[DATA LISTING]
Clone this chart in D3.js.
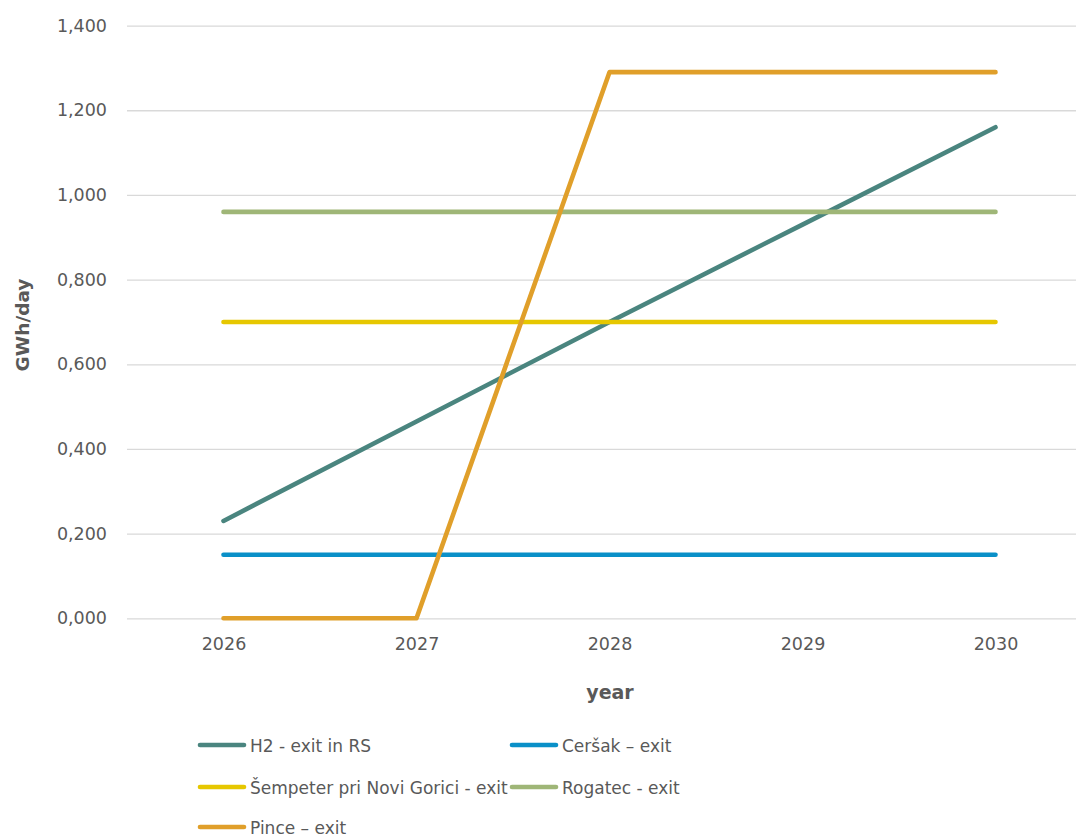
<!DOCTYPE html>
<html><head><meta charset="utf-8">
<script src="https://cdn.jsdelivr.net/npm/d3@7"></script>
<style>
body{margin:0;background:#fff;}
text{font-family:"DejaVu Sans",sans-serif;fill:#595959;}
</style></head><body>
<svg id="c" width="1076" height="835"></svg>
<script>
const years = ["2026","2027","2028","2029","2030"];
const seriesNames = ["H2 - exit in RS","Ceršak – exit","Šempeter pri Novi Gorici - exit","Rogatec - exit","Pince – exit"];
const h2 = [0.23, 0.465, 0.70, 0.93, 1.16];
const cersak = [0.15, 0.15, 0.15, 0.15, 0.15];
const sempeter = [0.70, 0.70, 0.70, 0.70, 0.70];
const rogatec = [0.96, 0.96, 0.96, 0.96, 0.96];
const pince = [0.0, 0.0, 1.29, 1.29, 1.29];
const yTicks = [0, 0.2, 0.4, 0.6, 0.8, 1.0, 1.2, 1.4];
const colors = ["#4a857f","#0a90c8","#e6c700","#9fb677","#e09f2a"];

(function(){
const seriesValues = [h2, cersak, sempeter, rogatec, pince];
const svg = d3.select("#c");
const pl = 127, pr = 1092, pt = 25.6, pb = 618.3;
const x = d3.scalePoint().domain(years).range([pl, pr]).padding(0.5);
const y = d3.scaleLinear().domain([0, 1.4]).range([pb, pt]);
const fmt = v => d3.format(".3f")(v).replace(".", ",");

const yAxis = d3.axisLeft(y).tickValues(yTicks).tickFormat(fmt).tickSize(-(pr-pl)).tickPadding(20);
const gy = svg.append("g").attr("transform", `translate(${pl},0)`).call(yAxis);
gy.select(".domain").remove();
gy.selectAll(".tick line").attr("stroke", "#d9d9d9").attr("stroke-width", 1.3);
gy.selectAll(".tick text").attr("font-size", 17.5).style("fill", "#595959");

const xAxis = d3.axisBottom(x).tickSize(0).tickPadding(19);
const gx = svg.append("g").attr("transform", `translate(0,${pb})`).call(xAxis);
gx.select(".domain").remove();
gx.selectAll(".tick text").attr("font-size", 17.5).style("fill", "#595959");

const line = d3.line().x((d,i) => x(years[i])).y(d => y(d));
seriesValues.forEach((vals, k) => {
  svg.append("path").datum(vals).attr("d", line)
    .attr("fill", "none").attr("stroke", colors[k]).attr("stroke-width", 4.6)
    .attr("stroke-linecap", "round").attr("stroke-linejoin", "round");
});

svg.append("text").attr("transform", "translate(29,325) rotate(-90)")
  .attr("text-anchor", "middle").attr("font-size", 18.5).attr("font-weight", "bold").text("GWh/day");
svg.append("text").attr("x", 610).attr("y", 699)
  .attr("text-anchor", "middle").attr("font-size", 19).attr("font-weight", "bold").text("year");

const legPos = [[198,745],[510,745],[198,787],[510,787],[198,827]];
seriesNames.forEach((name, k) => {
  const [lx, ly] = legPos[k];
  svg.append("line").attr("x1", lx+2).attr("x2", lx+46).attr("y1", ly).attr("y2", ly)
    .attr("stroke", colors[k]).attr("stroke-width", 4.6).attr("stroke-linecap", "round");
  svg.append("text").attr("x", lx+52).attr("y", ly+6.5).attr("font-size", 17).text(name);
});
})();
</script></body></html>
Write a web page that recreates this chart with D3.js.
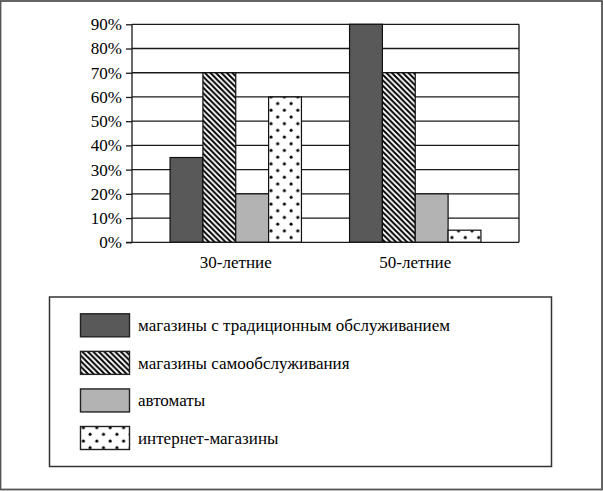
<!DOCTYPE html>
<html><head><meta charset="utf-8">
<script src="https://cdn.jsdelivr.net/npm/d3@7"></script>
</head><body style="margin:0">
<script>
const categories = ["30-летние", "50-летние"];
const seriesNames = ["магазины с традиционным обслуживанием", "магазины самообслуживания", "автоматы", "интернет-магазины"];
const traditional = [35, 90];
const selfService = [70, 70];
const vending = [20, 20];
const online = [60, 5];
const tickValues = [0, 10, 20, 30, 40, 50, 60, 70, 80, 90];

const seriesValues = [traditional, selfService, vending, online];
const W = 603, H = 491;
const svg = d3.select("body").append("svg").attr("width", W).attr("height", H).style("display", "block");
const defs = svg.append("defs");

// patterns
const hatch = defs.append("pattern").attr("id", "hatch").attr("patternUnits", "userSpaceOnUse")
  .attr("width", 5.5).attr("height", 5.5);
hatch.append("rect").attr("width", 5.5).attr("height", 5.5).attr("fill", "#fff");
hatch.append("path").attr("d", "M-1,-1 L6.5,6.5 M-1,4.5 L1,6.5 M4.5,-1 L6.5,1")
  .attr("stroke", "#000").attr("stroke-width", 2);
const dots = defs.append("pattern").attr("id", "dots").attr("patternUnits", "userSpaceOnUse")
  .attr("width", 13.4).attr("height", 13.4);
dots.append("rect").attr("width", 13.4).attr("height", 13.4).attr("fill", "#fff");
dots.append("circle").attr("cx", 3).attr("cy", 3).attr("r", 1.5).attr("fill", "#000");
dots.append("circle").attr("cx", 9.7).attr("cy", 9.7).attr("r", 1.5).attr("fill", "#000");

const fills = ["#595959", "url(#hatch)", "#b3b3b3", "url(#dots)"];

function serif(sel) {
  sel.style("font-family", '"Liberation Serif", "Times New Roman", serif', "important")
     .style("font-size", "17px", "important")
     .attr("fill", "#000");
}

// outer frame
svg.append("rect").attr("x", 0.5).attr("y", 1).attr("width", 601.5).attr("height", 488.5)
  .attr("fill", "none").attr("stroke", "#555").attr("stroke-width", 1.8);

const pLeft = 132, pRight = 519, pTop = 24.3, pBottom = 242.3;
const x = d3.scaleBand().domain(categories).range([pLeft, pRight]).paddingInner(0.268).paddingOuter(0.212);
const xs = d3.scaleBand().domain(seriesNames).range([0, x.bandwidth()]);
const y = d3.scaleLinear().domain([0, 90]).range([pBottom, pTop]);

// gridlines
svg.append("g").selectAll("line").data(tickValues.filter(d => d > 0)).join("line")
  .attr("x1", pLeft).attr("x2", pRight).attr("y1", d => y(d)).attr("y2", d => y(d))
  .attr("stroke", "#1a1a1a").attr("stroke-width", 1.3);
// right border
svg.append("line").attr("x1", pRight).attr("x2", pRight).attr("y1", pTop).attr("y2", pBottom)
  .attr("stroke", "#1a1a1a").attr("stroke-width", 1.3);

// bars
categories.forEach((c, ci) => {
  svg.append("g").selectAll("rect").data(seriesNames).join("rect")
    .attr("x", s => x(c) + xs(s))
    .attr("y", (s, si) => y(seriesValues[si][ci]))
    .attr("width", xs.bandwidth())
    .attr("height", (s, si) => pBottom - y(seriesValues[si][ci]))
    .attr("fill", (s, si) => fills[si])
    .attr("stroke", "#111").attr("stroke-width", 1.2);
});

// y axis
const yAxis = svg.append("g").attr("transform", `translate(${pLeft},0)`)
  .call(d3.axisLeft(y).tickValues(tickValues).tickFormat(d => d + "%").tickSize(6).tickPadding(4));
yAxis.selectAll("path,line").attr("stroke", "#1a1a1a").attr("stroke-width", 1.3);
yAxis.select(".domain").attr("d", `M0,${pTop}V${pBottom}`);
yAxis.selectAll("text").call(serif);

// x axis
const xAxis = svg.append("g").attr("transform", `translate(0,${pBottom})`)
  .call(d3.axisBottom(x).tickSize(0).tickPadding(14));
xAxis.select(".domain").attr("d", `M${pLeft - 6},0H${pRight}`).attr("stroke", "#1a1a1a").attr("stroke-width", 1.3);
xAxis.selectAll("text").call(serif);

// legend
svg.append("rect").attr("x", 49.5).attr("y", 297).attr("width", 502).attr("height", 169.5)
  .attr("fill", "#fff").attr("stroke", "#333").attr("stroke-width", 1.5);
const ly = d3.scalePoint().domain(seriesNames).range([325.3, 438]);
const lg = svg.append("g").selectAll("g").data(seriesNames).join("g")
  .attr("transform", s => `translate(0,${ly(s)})`);
lg.append("rect").attr("x", 80.5).attr("y", -11.5).attr("width", 49).attr("height", 23)
  .attr("fill", (s, i) => fills[i]).attr("stroke", "#222").attr("stroke-width", 1.4);
lg.append("text").attr("x", 138).attr("y", 6).text(s => s).call(serif);
</script>
</body></html>
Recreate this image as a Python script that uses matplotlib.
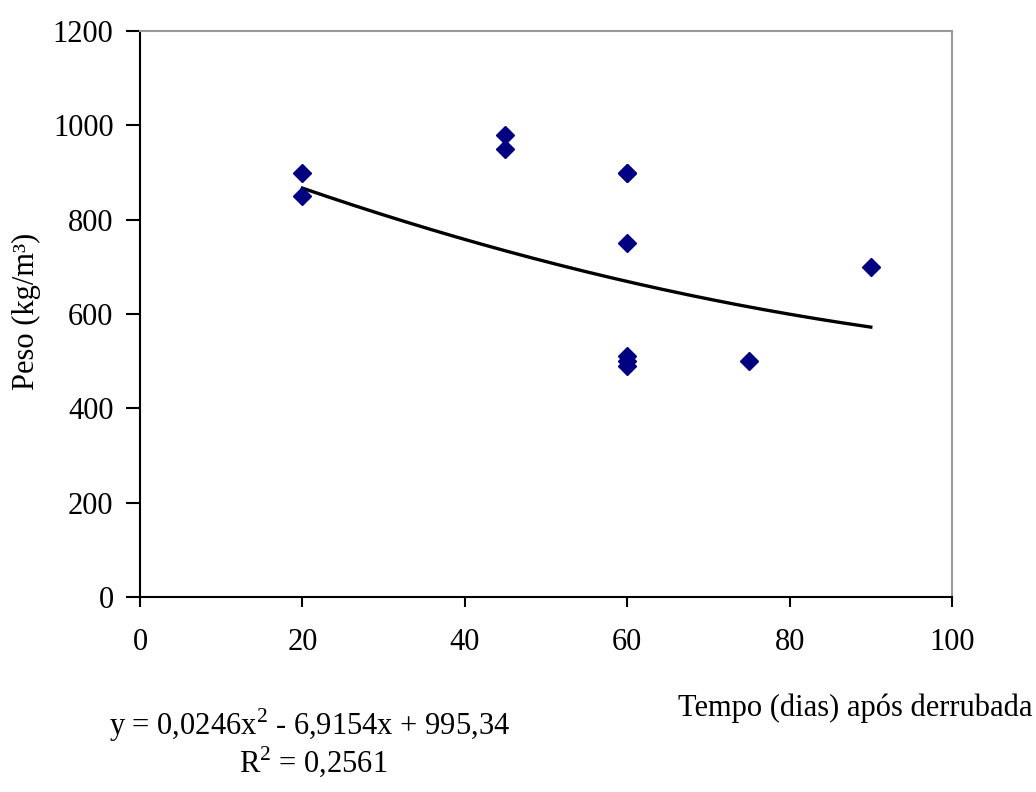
import numpy as np
import matplotlib.pyplot as plt

# days after felling vs weight (kg/m3)
dias = [20, 20, 45, 45, 60, 60, 60, 60, 60, 60, 75, 90]
peso = [900, 850, 980, 950, 900, 900, 750, 510, 500, 490, 500, 700]

# trendline coefficients as printed on the chart
coef = [0.0246, -6.9154, 995.34]
eq_text = "y = 0,0246x$^2$ - 6,9154x + 995,34"
r2_text = "R$^2$ = 0,2561"

plt.rcParams['font.family'] = ['Liberation Serif', 'DejaVu Serif']
plt.rcParams['mathtext.fontset'] = 'custom'
plt.rcParams['mathtext.rm'] = 'Liberation Serif'
plt.rcParams['font.size'] = 22

fig = plt.figure(figsize=(10.36, 7.92), dpi=100)
ax = fig.add_axes([140 / 1036, 1 - 597 / 792, 812 / 1036, 566 / 792])

xt = np.linspace(min(dias), max(dias), 200)
ax.plot(xt, np.polyval(coef, xt), color='black', lw=2.4, zorder=2)
ax.plot(dias, peso, 'D', color='#000080', markersize=9.5, zorder=3, clip_on=False)

ax.set_xlim(0, 100)
ax.set_ylim(0, 1200)
ax.set_xticks(range(0, 101, 20))
ax.set_yticks(range(0, 1201, 200))

for s in ['top', 'right']:
    ax.spines[s].set_color('#999999')
    ax.spines[s].set_linewidth(1.5)
for s in ['left', 'bottom']:
    ax.spines[s].set_color('black')
    ax.spines[s].set_linewidth(1.5)

ax.tick_params(axis='x', direction='out', length=7, width=1.5, pad=15)
ax.tick_params(axis='y', direction='out', length=10, width=1.5, pad=9)

fig.text(26 / 1036, 1 - 311 / 792, "Peso (kg/m³)", rotation=90, ha='center', va='center')
fig.text(1032 / 1036, 1 - 708 / 792, "Tempo (dias) após derrubada", ha='right', va='center')
fig.text(310 / 1036, 1 - 725 / 792, eq_text, ha='center', va='center')
fig.text(313 / 1036, 1 - 762 / 792, r2_text, ha='center', va='center')

fig.savefig("out.png", dpi=100)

[TASK BRIEF]
Transcribe the lines between the one holding "Recreate this image" and the one holding "length=10, width=1.5, pad=9)", inclusive, and leave out any pictures.

[FULL SOLUTION]
Recreate this image as a Python script that uses matplotlib.
import numpy as np
import matplotlib.pyplot as plt

# days after felling vs weight (kg/m3)
dias = [20, 20, 45, 45, 60, 60, 60, 60, 60, 60, 75, 90]
peso = [900, 850, 980, 950, 900, 900, 750, 510, 500, 490, 500, 700]

# trendline coefficients as printed on the chart
coef = [0.0246, -6.9154, 995.34]
eq_text = "y = 0,0246x$^2$ - 6,9154x + 995,34"
r2_text = "R$^2$ = 0,2561"

plt.rcParams['font.family'] = ['Liberation Serif', 'DejaVu Serif']
plt.rcParams['mathtext.fontset'] = 'custom'
plt.rcParams['mathtext.rm'] = 'Liberation Serif'
plt.rcParams['font.size'] = 22

fig = plt.figure(figsize=(10.36, 7.92), dpi=100)
ax = fig.add_axes([140 / 1036, 1 - 597 / 792, 812 / 1036, 566 / 792])

xt = np.linspace(min(dias), max(dias), 200)
ax.plot(xt, np.polyval(coef, xt), color='black', lw=2.4, zorder=2)
ax.plot(dias, peso, 'D', color='#000080', markersize=9.5, zorder=3, clip_on=False)

ax.set_xlim(0, 100)
ax.set_ylim(0, 1200)
ax.set_xticks(range(0, 101, 20))
ax.set_yticks(range(0, 1201, 200))

for s in ['top', 'right']:
    ax.spines[s].set_color('#999999')
    ax.spines[s].set_linewidth(1.5)
for s in ['left', 'bottom']:
    ax.spines[s].set_color('black')
    ax.spines[s].set_linewidth(1.5)

ax.tick_params(axis='x', direction='out', length=7, width=1.5, pad=15)
ax.tick_params(axis='y', direction='out', length=10, width=1.5, pad=9)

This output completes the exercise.